The character of Inspector Goole is the catalyst for the evening's events. Priestley is most successful in using the Inspector to explore the idea of responsibility. The Inspector went to the Birling household to change their views on life and to get them to think of their actions and take responsibility. The Inspector wanted the family to share responsibility. Priestly uses the Inspector to put pressure on the family and interrogate them to find out their shameful secrets. Priestly cleverly gives the Inspector an impression of massiveness, solidity and purposefulness. The Inspector always speaks precise, carefully and demanding as he interrogates the family and is always in control. He always seemed to know everything and this increases his supernatural quality.

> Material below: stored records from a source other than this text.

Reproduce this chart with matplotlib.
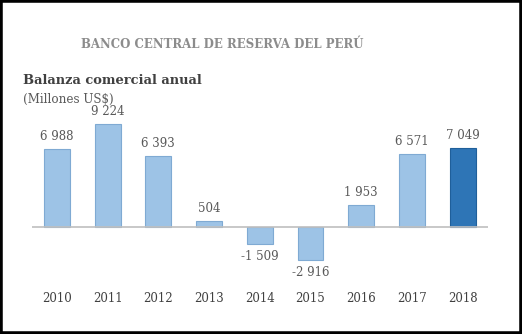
import matplotlib
matplotlib.use("Agg")
import matplotlib.pyplot as plt
from matplotlib.patches import Rectangle

years = ["2010", "2011", "2012", "2013", "2014", "2015", "2016", "2017", "2018"]
saldo = [6988, 9224, 6393, 504, -1509, -2916, 1953, 6571, 7049]
etiquetas = ["6 988", "9 224", "6 393", "504", "-1 509", "-2 916", "1 953", "6 571", "7 049"]

claro = "#9DC3E6"
oscuro = "#2E75B6"
colores = [claro] * 8 + [oscuro]
bordes = ["#7FAAD3"] * 8 + ["#1F5F9A"]

fig = plt.figure(figsize=(5.22, 3.34), dpi=100)
fig.patch.set_facecolor("white")

ax = fig.add_axes([32 / 522, (334 - 275) / 334, 456 / 522, 160 / 334])
x = list(range(len(years)))
ax.bar(x, saldo, width=0.51, color=colores, edgecolor=bordes, linewidth=0.8, zorder=2)
ax.axhline(0, color="#BFBFBF", lw=1.2, zorder=3)
ax.set_xlim(-0.49, 8.5)
ax.set_ylim(-4301, 10035)
ax.axis("off")

serif = ["DejaVu Serif"]
for xi, v, lab in zip(x, saldo, etiquetas):
    if v >= 0:
        ax.annotate(lab, (xi, v), xytext=(0, 6), textcoords="offset pixels",
                    ha="center", va="bottom", fontsize=8.5, color="#595959", family=serif)
    else:
        ax.annotate(lab, (xi, v), xytext=(0, -6), textcoords="offset pixels",
                    ha="center", va="top", fontsize=8.5, color="#595959", family=serif)

tr = ax.get_xaxis_transform()
for xi, y in zip(x, years):
    ax.text(xi, -0.15, y, transform=tr, ha="center", va="center",
            fontsize=8.5, color="#404040", family=serif)

fig.text(81 / 522, 1 - 45 / 334, "BANCO CENTRAL DE RESERVA DEL PERÚ", ha="left", va="center",
         fontsize=8.5, color="#8C8C8C", family=serif, weight="bold")
fig.text(23 / 522, 1 - 80 / 334, "Balanza comercial anual", ha="left", va="center",
         fontsize=9.4, color="#404040", family=serif, weight="bold")
fig.text(23 / 522, 1 - 99 / 334, "(Millones US$)", ha="left", va="center",
         fontsize=8.6, color="#595959", family=serif)

fig.patches.append(Rectangle((0, 0), 1, 1, transform=fig.transFigure, fill=False,
                             edgecolor="black", linewidth=4, zorder=10))

fig.savefig("out.png", dpi=100)
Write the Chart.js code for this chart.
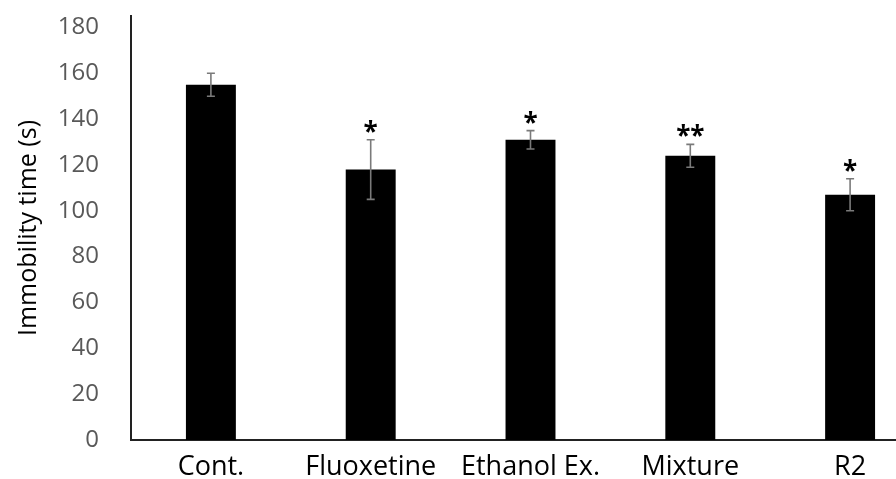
<!DOCTYPE html>
<html>
<head>
<meta charset="utf-8">
<script src="https://cdn.jsdelivr.net/npm/chart.js@4.4.1/dist/chart.umd.min.js"></script>
<style>
  html, body { margin: 0; padding: 0; background: #fff; overflow: hidden; width: 896px; height: 479px; }
  #c { position: absolute; left: 0; top: 0; }
</style>
</head>
<body>
<canvas id="c" width="930" height="479"></canvas>
<script>
const categories = ['Cont.', 'Fluoxetine', 'Ethanol Ex.', 'Mixture', 'R2'];
const means = [155, 118, 131, 124, 107];
const errors = [5, 13, 4, 5, 7];
const marks = ['', '*', '*', '**', '*'];
const yTicks = [0, 20, 40, 60, 80, 100, 120, 140, 160, 180];
const yMin = 0;
const yMax = 185;

const errorBarPlugin = {
  id: 'errorBars',
  afterDatasetsDraw(chart) {
    const ctx = chart.ctx;
    const meta = chart.getDatasetMeta(0);
    const ys = chart.scales.y;
    ctx.save();
    meta.data.forEach((bar, i) => {
      const x = bar.x;
      const top = ys.getPixelForValue(means[i] + errors[i]);
      const bot = ys.getPixelForValue(means[i] - errors[i]);
      ctx.strokeStyle = '#7a7a7a';
      ctx.lineWidth = 1.6;
      ctx.beginPath();
      ctx.moveTo(x, top); ctx.lineTo(x, bot);
      ctx.moveTo(x - 4, top); ctx.lineTo(x + 4, top);
      ctx.moveTo(x - 4, bot); ctx.lineTo(x + 4, bot);
      ctx.stroke();
      if (marks[i]) {
        ctx.fillStyle = '#000';
        ctx.font = 'bold 26px "Open Sans"';
        ctx.textAlign = 'center';
        ctx.textBaseline = 'alphabetic';
        ctx.fillText(marks[i], x, top + 1);
      }
    });
    ctx.restore();
  }
};

new Chart(document.getElementById('c'), {
  type: 'bar',
  data: {
    labels: categories,
    datasets: [{
      data: means,
      backgroundColor: '#000',
      borderWidth: 0,
      barPercentage: 1,
      categoryPercentage: 0.3125
    }]
  },
  options: {
    responsive: false,
    animation: false,
    layout: { padding: { top: 16, right: 0, left: 0, bottom: 0 } },
    plugins: { legend: { display: false }, tooltip: { enabled: false } },
    scales: {
      x: {
        grid: { display: false, drawTicks: false, tickLength: 0 },
        border: { display: true, color: '#222', width: 2 },
        ticks: { color: '#000', font: { family: 'Open Sans', size: 27 }, padding: 11, maxRotation: 0 },
        afterFit(scale) { scale.height = 39; }
      },
      y: {
        min: yMin,
        max: yMax,
        grid: { display: false, drawTicks: false, tickLength: 0 },
        border: { display: true, color: '#222', width: 2 },
        ticks: { color: '#595959', font: { family: 'Open Sans', size: 24 }, padding: 32 },
        afterBuildTicks(scale) { scale.ticks = yTicks.map(v => ({ value: v })); },
        title: {
          display: true,
          text: 'Immobility time (s)',
          color: '#000',
          font: { family: 'Open Sans', size: 25 },
          padding: { top: 14, bottom: 0 }
        },
        afterFit(scale) { scale.width = 131; scale.paddingTop = 0; scale.paddingBottom = 0; }
      }
    }
  },
  plugins: [errorBarPlugin]
});
</script>
</body>
</html>
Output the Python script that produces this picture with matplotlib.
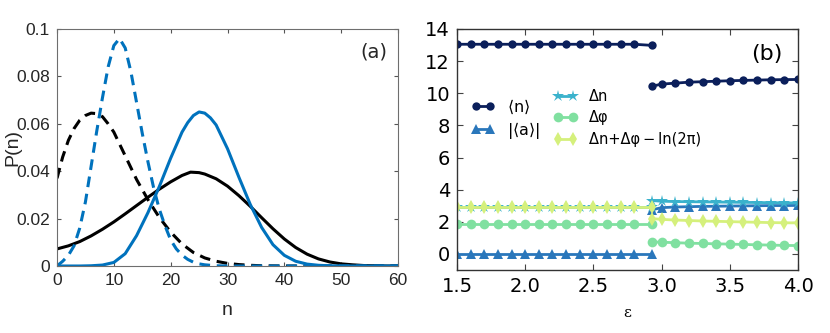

Priestley engages the idea of responsibility in the eyes of a child, immature, not suited to the world. Eric was the last person to be interrogated by the Inspector. Eric Birling returns to the play in Act Three and under questioning from the inspector reveals the extent of his drinking, his relationship with Eva Smith and that he had spent a night with Eva and she had fallen pregnant with his child. Eric had no stable relationship with Eva as Gerald did. It also comes to light that Eric is also an alcoholic something that he had managed to keep from his parents for a number of months. This shows him as dishonest, weak and immature. He then commits a shameful act, despite it being in Eva's favour. He steals fifty pounds - which was a lot in 1920 - from his father's office. Although this was in Eva's aid, it was still a very selfish and irresponsible.
All in all Priestley is quite successful in exploring the idea of responsibility, through the characters, using dramatic techniques, using examples referring to Word War One.